Das Reallabor Helleheide: ein Ort für sozialwissenschaftliche Analysen
Der Raum, in dem dies vonstattengeht, ist auch geographisch ein ganz besonderer: das Quartier Helleheide. Dieses befindet sich auf dem ehemaligen Fliegerhorst in Oldenburg und gehört zu dem von der Stadt erworbenen Gelände, auf dem ein neuer Stadtteil entsteht.
Im Zuge eines Forschungsprojektes wurde das Quartier Helleheide bewusst als ein Reallabor entwickelt, in dem weitere Projekte initiiert, umgesetzt und so unter möglichst großer Teilnahme der Bewohnerinnen und Bewohner Forschungsergebnisse erprobt werden können. Ideale Voraussetzungen also, auf die die TEN.efzn-Forschungsplattform Vertrauenswürdigen Digitalisierung sicherheitskritischer Energiesysteme für die geplante soziologische Feldforschung zurückgreifen kann.
Auf dem ehemaligen Fliegerhorst in Oldenburg entsteht auf von der Stadt erworbenen Gelände ein neuer Stadtteil. Mehrere Baugebiete auf dem ehemaligen Militärgelände sollen bis zu 3000 Menschen ein neues Zuhause bieten.
Eines dieser Baugebiete ist das Quartier Helleheide. Für dieses wurde mit dem Projekt Energetisches Nachbarschaftsquartier Fliegerhorst Oldenburg (ENaQ), unter maßgeblicher Beteiligung von OFFIS – Institut für Informatik von 2018 bis 2023 ein klimafreundliches und zukunftsweisendes Energiekonzept entwickelt:
https://www.enaq-fliegerhorst.de/
Der Energiebedarf soll zum größten Teil aus lokal erzeugter Energie gedeckt werden. Beim Aufbau des Versorgungsnetzes wurde von Beginn an eine Kopplung von Strom, Wärme und Mobilität vorgesehen. Die Energieeffizienz wird durch Umwandlung überschüssiger Energie in andere Energieformen, Speichern oder direktes Bereitstellen der Energie für benachbarte Verbraucher:innen deutlich gesteigert. Teil des ENaQ-Ansatzes war nicht nur, ein auf andere Quartiere übertragbares Modell zu schaffen. Sondern dieses auch künftig als ein für die Forschung nutzbares Reallabor zu installieren.

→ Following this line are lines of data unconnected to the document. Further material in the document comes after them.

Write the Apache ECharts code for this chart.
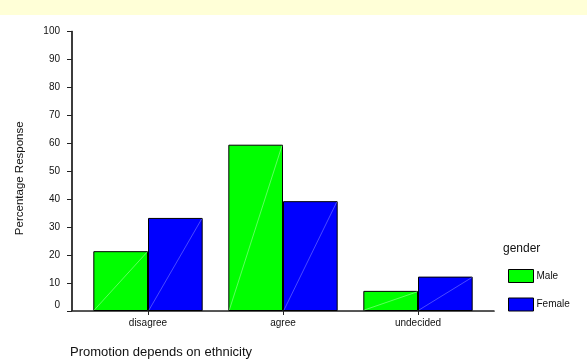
<!DOCTYPE html>
<html>
<head>
<meta charset="utf-8">
<script src="https://cdn.jsdelivr.net/npm/echarts@6/dist/echarts.min.js"></script>
<style>html,body{margin:0;padding:0;background:#fff}#c{width:587px;height:360px}</style>
</head>
<body>
<div id="c"></div>
<script>
var categories = ['disagree', 'agree', 'undecided'];
var maleValues = [21.4, 59.5, 7.2];
var femaleValues = [33.3, 39.3, 12.3];
var seriesNames = ['Male', 'Female'];
var yTicks = [0, 10, 20, 30, 40, 50, 60, 70, 80, 90, 100];

var FONT = 'Liberation Sans, Arial, sans-serif';
var GAP = 0.19;
var chart = echarts.init(document.getElementById('c'), null, {renderer: 'canvas'});

function diag(offsetSign, lineColor) {
  return function (params, api) {
    var cat = api.value(0), val = api.value(1);
    var top = api.coord([cat, val]);
    var base = api.coord([cat, 0]);
    var band = api.size([1, 0])[0];
    var w = band * (1 - GAP) / 2;
    var x0 = offsetSign < 0 ? top[0] - w : top[0];
    var x1 = x0 + w;
    return {
      type: 'line',
      shape: {x1: x0 + 1, y1: base[1] - 1, x2: x1 - 1, y2: top[1] + 1},
      style: {stroke: lineColor, lineWidth: 0.6},
      silent: true
    };
  };
}

var option = {
  animation: false,
  textStyle: {fontFamily: FONT},
  graphic: [{
    type: 'rect', left: 0, top: 0, z: -10,
    shape: {width: 587, height: 15},
    style: {fill: '#FFFFD7'}
  }, {
    type: 'text', left: 70, top: 346,
    style: {text: 'Promotion depends on ethnicity', fontSize: 13, fill: '#111', fontFamily: FONT}
  }],
  title: {
    text: 'gender', left: 498, top: 238,
    textStyle: {fontSize: 12, fontWeight: 'normal', color: '#111', fontFamily: FONT}
  },
  legend: {
    data: seriesNames, orient: 'vertical', left: 503, top: 264,
    itemWidth: 25, itemHeight: 13, itemGap: 14.5, icon: 'rect',
    itemStyle: {borderColor: '#000', borderWidth: 1},
    textStyle: {fontSize: 10, color: '#111', fontFamily: FONT, padding: [0, 0, 0, -2]}
  },
  grid: [
    {left: 72, right: 93, top: 31.5, bottom: 49},
    {left: 80.5, right: 101.5, top: 31.5, bottom: 49}
  ],
  xAxis: [
    {gridIndex: 0, type: 'value', min: 0, max: 1, position: 'bottom',
     axisLine: {show: true, lineStyle: {color: '#222', width: 1.5}},
     axisTick: {show: false}, axisLabel: {show: false}, splitLine: {show: false}},
    {gridIndex: 0, type: 'value', min: 0, max: 1, position: 'top',
     axisLine: {show: true, lineStyle: {color: '#555', width: 1.2}},
     axisTick: {show: false}, axisLabel: {show: false}, splitLine: {show: false}},
    {gridIndex: 1, type: 'category', data: categories, position: 'bottom',
     axisLine: {show: false},
     axisTick: {show: true, alignWithLabel: true, length: 4, lineStyle: {color: '#222'}},
     axisLabel: {fontSize: 10, color: '#111', margin: 7, fontFamily: FONT},
     splitLine: {show: false}}
  ],
  yAxis: [
    {gridIndex: 0, type: 'value', min: yTicks[0], max: yTicks[yTicks.length - 1], interval: 10,
     position: 'left',
     name: 'Percentage Response', nameLocation: 'middle', nameGap: 46,
     nameTextStyle: {fontSize: 11.5, color: '#111', fontFamily: FONT, padding: [0, 14, 0, 0]},
     axisLine: {show: true, lineStyle: {color: '#222', width: 1.5}},
     axisTick: {show: true, length: 5, lineStyle: {color: '#222'}},
     axisLabel: {fontSize: 10, color: '#111', margin: 12, fontFamily: FONT,
       formatter: function (v) { return v === 0 ? '{z|0}' : String(v); },
       rich: {z: {fontSize: 10, color: '#111', fontFamily: FONT, padding: [0, 0, 12, 0]}}},
     splitLine: {show: false}},
    {gridIndex: 0, type: 'value', min: 0, max: 100, position: 'right',
     axisLine: {show: true, lineStyle: {color: '#333', width: 1.5}},
     axisTick: {show: false}, axisLabel: {show: false}, splitLine: {show: false}},
    {gridIndex: 1, type: 'value', min: 0, max: 100, show: false}
  ],
  series: [
    {name: seriesNames[0], type: 'bar', xAxisIndex: 2, yAxisIndex: 2, data: maleValues,
     barGap: '0%', barCategoryGap: (GAP * 100) + '%',
     itemStyle: {color: '#00FF00', borderColor: '#000', borderWidth: 1}},
    {name: seriesNames[1], type: 'bar', xAxisIndex: 2, yAxisIndex: 2, data: femaleValues,
     barGap: '0%', barCategoryGap: (GAP * 100) + '%',
     itemStyle: {color: '#0000FF', borderColor: '#000', borderWidth: 1}},
    {name: 'maleDiag', type: 'custom', xAxisIndex: 2, yAxisIndex: 2, silent: true, z: 5,
     data: maleValues.map(function (v, i) { return [i, v]; }),
     renderItem: diag(-1, '#9CFF9C')},
    {name: 'femaleDiag', type: 'custom', xAxisIndex: 2, yAxisIndex: 2, silent: true, z: 5,
     data: femaleValues.map(function (v, i) { return [i, v]; }),
     renderItem: diag(1, '#7C7CFF')}
  ]
};
chart.setOption(option);
</script>
</body>
</html>
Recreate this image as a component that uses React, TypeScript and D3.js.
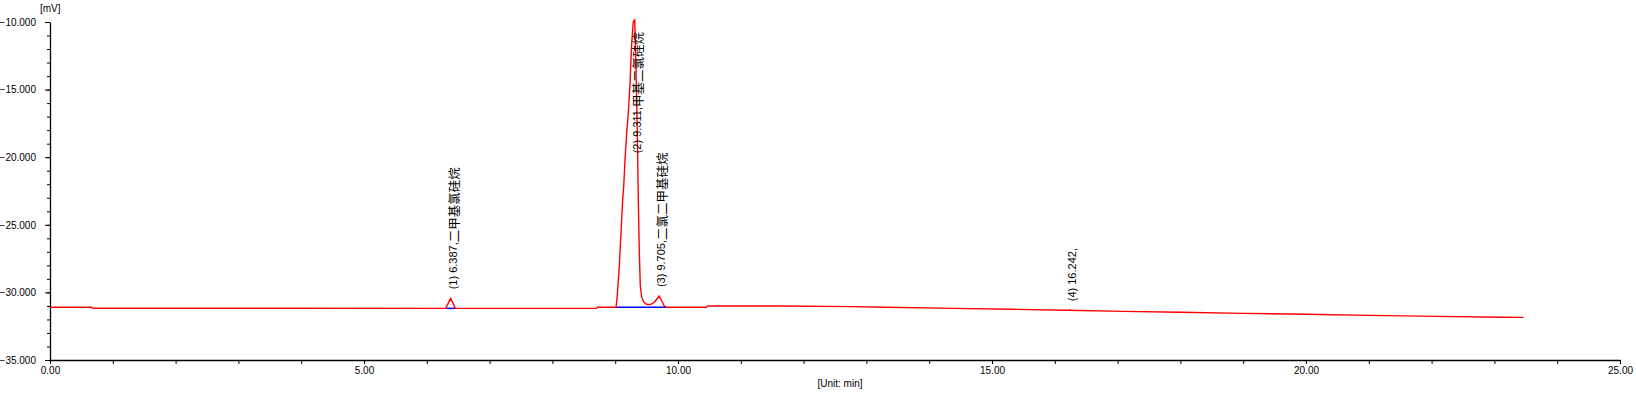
import React, { useRef, useEffect } from 'react';
import * as d3 from 'd3';

// chromatogram trace (time in min, signal in mV)
const traceTime = [
  0.0, 0.66, 0.68, 6.3, 6.38, 6.455, 8.7, 8.72, 9.013, 9.034, 9.065, 9.092, 9.119, 9.135,
  9.156, 9.183, 9.209, 9.236, 9.263, 9.288, 9.311, 9.331, 9.352, 9.368, 9.384, 9.4, 9.42,
  9.45, 9.5, 9.56, 9.62, 9.67, 9.7, 9.74, 9.78, 9.82, 10.45, 10.47, 11.6, 12.77, 13.3, 14.4,
  15.3, 16.2, 17.1, 18.0, 19.0, 20.0, 21.0, 22.1, 23.1, 23.46,
];
const traceSignal = [
  -31.1, -31.1, -31.17, -31.18, -30.44, -31.18, -31.18, -31.1, -31.1, -30.19, -28.1, -25.61,
  -23.17, -22.21, -20.21, -18.21, -16.73, -14.51, -11.55, -9.98, -9.85, -13.33, -18.21,
  -23.17, -27.09, -29.5, -30.3, -30.7, -30.88, -30.9, -30.75, -30.45, -30.27, -30.6, -31.0,
  -31.1, -31.1, -31.01, -31.01, -31.05, -31.1, -31.18, -31.25, -31.32, -31.4, -31.47, -31.55,
  -31.62, -31.7, -31.77, -31.84, -31.85,
];

// integration baselines
const baseStart = [6.3, 9.013, 16.225];
const baseEnd = [6.455, 9.82, 16.26];
const baseValue = [-31.18, -31.1, -31.32];

// identified peaks
const peakTime = [6.387, 9.311, 9.705, 16.242];
const peakApex = [-30.44, -9.85, -30.27, -31.32];
const peakLabels = [
  '(1) 6.387,二甲基氯硅烷',
  '(2) 9.311,甲基二氯硅烷',
  '(3) 9.705,二氯二甲基硅烷',
  '(4) 16.242,',
];

const xMajor = [0, 5, 10, 15, 20, 25];
const xMinor = d3.range(0, 26, 1);
const yMajor = [-35, -30, -25, -20, -15, -10];
const yMinor = d3.range(-35, -9, 1);

const W = 1636;
const H = 395;
const FONT = '"Liberation Sans", Arial, sans-serif';
const CJK = '"Noto Sans CJK SC", "Liberation Sans", sans-serif';

export default function App() {
  const ref = useRef<SVGSVGElement>(null);

  useEffect(() => {
    document.body.style.margin = '0';
    const svg = d3.select(ref.current);
    svg.selectAll('*').remove();

    const x = d3.scaleLinear().domain([0, 25]).range([50, 1620]);
    const y = d3.scaleLinear().domain([-35, -10]).range([360, 22]);

    // minor ticks
    svg.append('g')
      .attr('transform', `translate(0,${y(-35)})`)
      .call(d3.axisBottom(x).tickValues(xMinor).tickSize(4).tickFormat(() => ''))
      .call(g => g.select('.domain').remove());
    svg.append('g')
      .attr('transform', `translate(${x(0)},0)`)
      .call(d3.axisLeft(y).tickValues(yMinor).tickSize(3).tickFormat(() => ''))
      .call(g => g.select('.domain').remove());

    // major ticks + labels
    const gx = svg.append('g')
      .attr('transform', `translate(0,${y(-35)})`)
      .call(d3.axisBottom(x).tickValues(xMajor).tickSize(4).tickSizeOuter(0).tickPadding(3)
        .tickFormat(d3.format('.2f')));
    const gy = svg.append('g')
      .attr('transform', `translate(${x(0)},0)`)
      .call(d3.axisLeft(y).tickValues(yMajor).tickSize(5).tickSizeOuter(0).tickPadding(9)
        .tickFormat(d3.format('.3f')));
    [gx, gy].forEach(g => {
      g.attr('font-family', FONT).attr('font-size', 10);
      g.selectAll('text').attr('fill', '#000');
    });
    svg.selectAll('.tick line').attr('stroke', '#000');
    svg.selectAll('.domain').attr('stroke', '#000').attr('stroke-width', 1.3);

    svg.append('text')
      .attr('x', 40).attr('y', 12)
      .attr('font-family', FONT).attr('font-size', 10)
      .text('[mV]');
    svg.append('text')
      .attr('x', 840).attr('y', 387)
      .attr('text-anchor', 'middle')
      .attr('font-family', FONT).attr('font-size', 10)
      .text('[Unit: min]');

    // baselines
    svg.append('g').selectAll('line')
      .data(baseStart)
      .join('line')
      .attr('x1', (d) => x(d))
      .attr('x2', (_d, i) => x(baseEnd[i]))
      .attr('y1', (_d, i) => y(baseValue[i]))
      .attr('y2', (_d, i) => y(baseValue[i]))
      .attr('stroke', '#0000ff')
      .attr('stroke-width', 1.5);

    // trace
    const pts: [number, number][] = traceTime.map((t, i) => [t, traceSignal[i]]);
    const line = d3.line<[number, number]>().x(d => x(d[0])).y(d => y(d[1]));
    svg.append('path')
      .attr('d', line(pts))
      .attr('fill', 'none')
      .attr('stroke', '#ff0000')
      .attr('stroke-width', 1.4);

    // peak labels: latin part and CJK name part
    const plotTop = y(-10);
    svg.append('g').selectAll('text')
      .data(peakLabels)
      .join('text')
      .attr('fill', '#000')
      .attr('dominant-baseline', 'central')
      .each(function (d, i) {
        const el = d3.select(this as SVGTextElement);
        const cut = d.indexOf(',') + 1;
        el.append('tspan').attr('font-family', FONT).attr('font-size', 11).text(d.slice(0, cut));
        if (cut < d.length) {
          el.append('tspan').attr('font-family', CJK).attr('font-size', 12.5).text(d.slice(cut));
        }
        const len = (this as SVGTextElement).getComputedTextLength();
        let bottom = y(peakApex[i]) - 9;
        if (bottom - len < plotTop + 10) bottom = plotTop + 10 + len;
        el.attr('transform', `translate(${x(peakTime[i]) + 2},${bottom}) rotate(-90)`);
      });
  }, []);

  return <svg ref={ref} width={W} height={H} style={{ display: 'block', background: '#fff' }} />;
}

Da die aber auch ihre Grenzen hat, arbeiten die Forschenden parallel in spezialisierten Laboren ihrer Projektpartner mit Simulationen. Schließlich können die Forschenden nicht im laufenden Betrieb in das Quartier eingreifen und die Leute zwingen, sich anders zu verhalten, um zu sehen, wie sich das auf das Netz und auf das gesamte Energiesystem auswirkt. Dazu dienen dann jene Simulationen und Labortests, die zum Teil extra für das TEN.efzn-Projekt aufgerüstet werden.
„Die erhobenen Daten aus dem Feld werden uns unterstützen, auch in Simulationen eine bessere Abbildung der Wirklichkeit zu erreichen – dabei unterstützen wir diese Prozesse mit einem guten Forschungsdatenmanagement von Beginn an“, macht Astrid Nieße klar.
„Unsere große Hoffnung ist, dass wir mit dieser Forschungsplattform nicht nur fundierte Erkenntnisse über die Voraussetzungen und Mechanismen zur Vertrauensbildung in Energiesystem gewinnen, sondern auch konkrete Ansätze für deren Umsetzung entwickeln“, sagt Sebastian Lehnhoff: „Uns geht es darum, wissenschaftliche Konzepte so zu gestalten, dass sie in technische Anwendungen, gesellschaftliche Prozesse und wirtschaftliche Modelle überführt werden können – im Energiemanagement, in Betriebskonzepten und letztlich im Alltag der Menschen.“
Die erhobenen Daten aus dem Feld werden uns unterstützen, auch in Simulationen eine bessere Abbildung der Wirklichkeit zu erreichen – dabei unterstützen wir diese Prozesse mit einem guten Forschungsdatenmanagement von Beginn an.